▼

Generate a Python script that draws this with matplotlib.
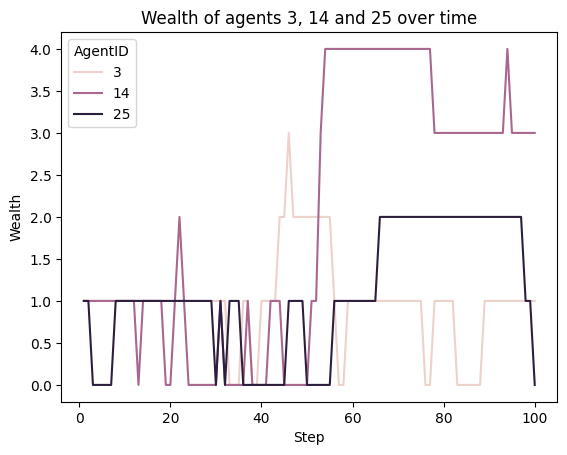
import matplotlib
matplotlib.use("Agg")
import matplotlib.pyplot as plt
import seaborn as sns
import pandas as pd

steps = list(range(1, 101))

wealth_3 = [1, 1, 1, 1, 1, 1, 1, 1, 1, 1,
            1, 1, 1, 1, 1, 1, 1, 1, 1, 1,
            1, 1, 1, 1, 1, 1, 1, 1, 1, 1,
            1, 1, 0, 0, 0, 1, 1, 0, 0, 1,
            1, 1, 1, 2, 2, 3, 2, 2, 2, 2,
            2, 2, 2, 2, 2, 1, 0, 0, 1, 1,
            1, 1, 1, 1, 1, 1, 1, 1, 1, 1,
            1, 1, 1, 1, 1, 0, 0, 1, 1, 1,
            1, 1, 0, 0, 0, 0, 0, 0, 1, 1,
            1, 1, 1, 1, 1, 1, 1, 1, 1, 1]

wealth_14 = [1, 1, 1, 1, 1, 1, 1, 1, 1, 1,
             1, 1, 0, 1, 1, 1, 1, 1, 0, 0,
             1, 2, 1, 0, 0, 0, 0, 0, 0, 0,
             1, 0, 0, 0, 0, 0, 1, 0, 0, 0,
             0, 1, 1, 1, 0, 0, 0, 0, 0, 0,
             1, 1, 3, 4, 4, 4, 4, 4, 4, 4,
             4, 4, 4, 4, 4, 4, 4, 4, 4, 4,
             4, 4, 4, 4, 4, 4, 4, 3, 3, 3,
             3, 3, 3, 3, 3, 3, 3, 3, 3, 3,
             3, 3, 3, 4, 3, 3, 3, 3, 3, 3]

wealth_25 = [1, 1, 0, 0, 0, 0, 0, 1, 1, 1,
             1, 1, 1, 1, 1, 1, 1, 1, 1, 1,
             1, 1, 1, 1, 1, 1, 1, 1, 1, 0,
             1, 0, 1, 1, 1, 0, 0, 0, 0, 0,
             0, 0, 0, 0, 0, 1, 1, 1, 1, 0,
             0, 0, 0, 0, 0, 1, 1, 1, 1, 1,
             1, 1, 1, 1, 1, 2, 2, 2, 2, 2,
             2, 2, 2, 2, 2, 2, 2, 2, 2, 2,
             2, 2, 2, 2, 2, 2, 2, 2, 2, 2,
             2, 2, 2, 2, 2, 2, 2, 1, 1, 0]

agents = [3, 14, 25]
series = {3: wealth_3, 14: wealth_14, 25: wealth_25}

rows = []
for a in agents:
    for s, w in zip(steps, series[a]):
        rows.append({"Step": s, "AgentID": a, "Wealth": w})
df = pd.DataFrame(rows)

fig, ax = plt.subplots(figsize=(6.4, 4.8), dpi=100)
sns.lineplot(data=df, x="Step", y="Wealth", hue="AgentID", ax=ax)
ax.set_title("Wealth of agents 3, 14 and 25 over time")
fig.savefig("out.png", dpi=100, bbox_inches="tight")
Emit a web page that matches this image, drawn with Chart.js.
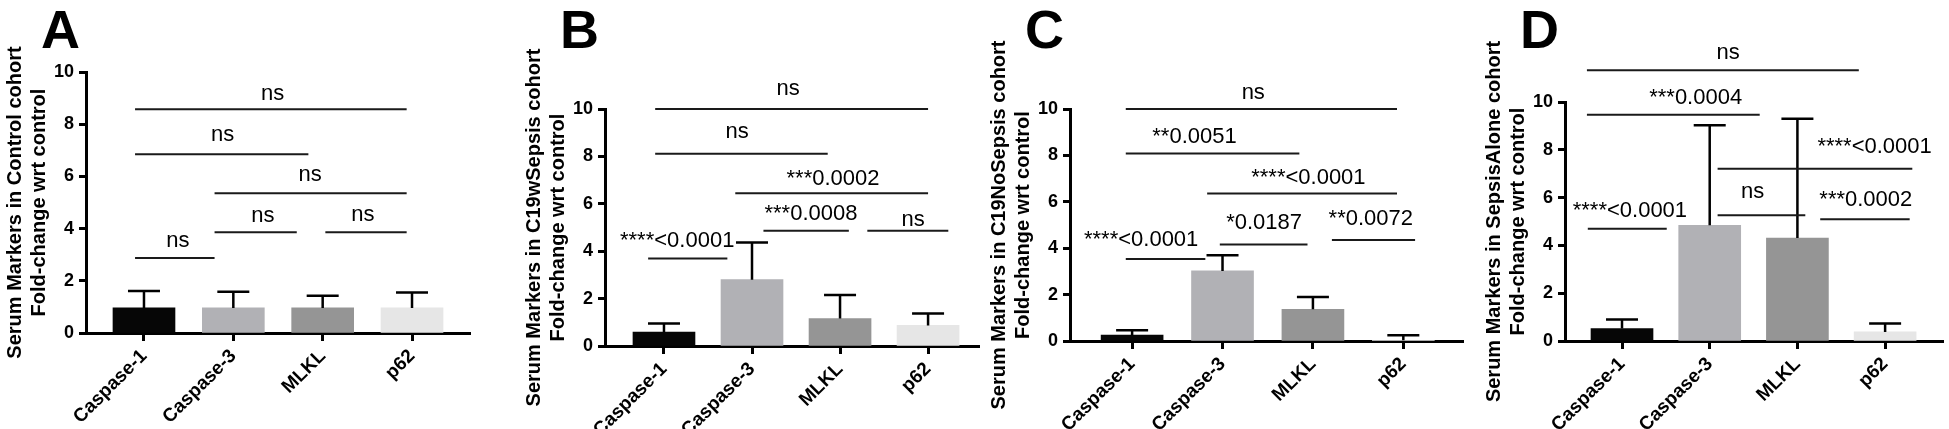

▲

• Required task:
The lines from the start of the entries above through the one containing "3, 3, 3, 4, 3, 3, 3, 3, 3, 3]" are to be retyped exactly, and no others. Pictures are left out.

• The solution:
Generate a Python script that draws this with matplotlib.
import matplotlib
matplotlib.use("Agg")
import matplotlib.pyplot as plt
import seaborn as sns
import pandas as pd

steps = list(range(1, 101))

wealth_3 = [1, 1, 1, 1, 1, 1, 1, 1, 1, 1,
            1, 1, 1, 1, 1, 1, 1, 1, 1, 1,
            1, 1, 1, 1, 1, 1, 1, 1, 1, 1,
            1, 1, 0, 0, 0, 1, 1, 0, 0, 1,
            1, 1, 1, 2, 2, 3, 2, 2, 2, 2,
            2, 2, 2, 2, 2, 1, 0, 0, 1, 1,
            1, 1, 1, 1, 1, 1, 1, 1, 1, 1,
            1, 1, 1, 1, 1, 0, 0, 1, 1, 1,
            1, 1, 0, 0, 0, 0, 0, 0, 1, 1,
            1, 1, 1, 1, 1, 1, 1, 1, 1, 1]

wealth_14 = [1, 1, 1, 1, 1, 1, 1, 1, 1, 1,
             1, 1, 0, 1, 1, 1, 1, 1, 0, 0,
             1, 2, 1, 0, 0, 0, 0, 0, 0, 0,
             1, 0, 0, 0, 0, 0, 1, 0, 0, 0,
             0, 1, 1, 1, 0, 0, 0, 0, 0, 0,
             1, 1, 3, 4, 4, 4, 4, 4, 4, 4,
             4, 4, 4, 4, 4, 4, 4, 4, 4, 4,
             4, 4, 4, 4, 4, 4, 4, 3, 3, 3,
             3, 3, 3, 3, 3, 3, 3, 3, 3, 3,
             3, 3, 3, 4, 3, 3, 3, 3, 3, 3]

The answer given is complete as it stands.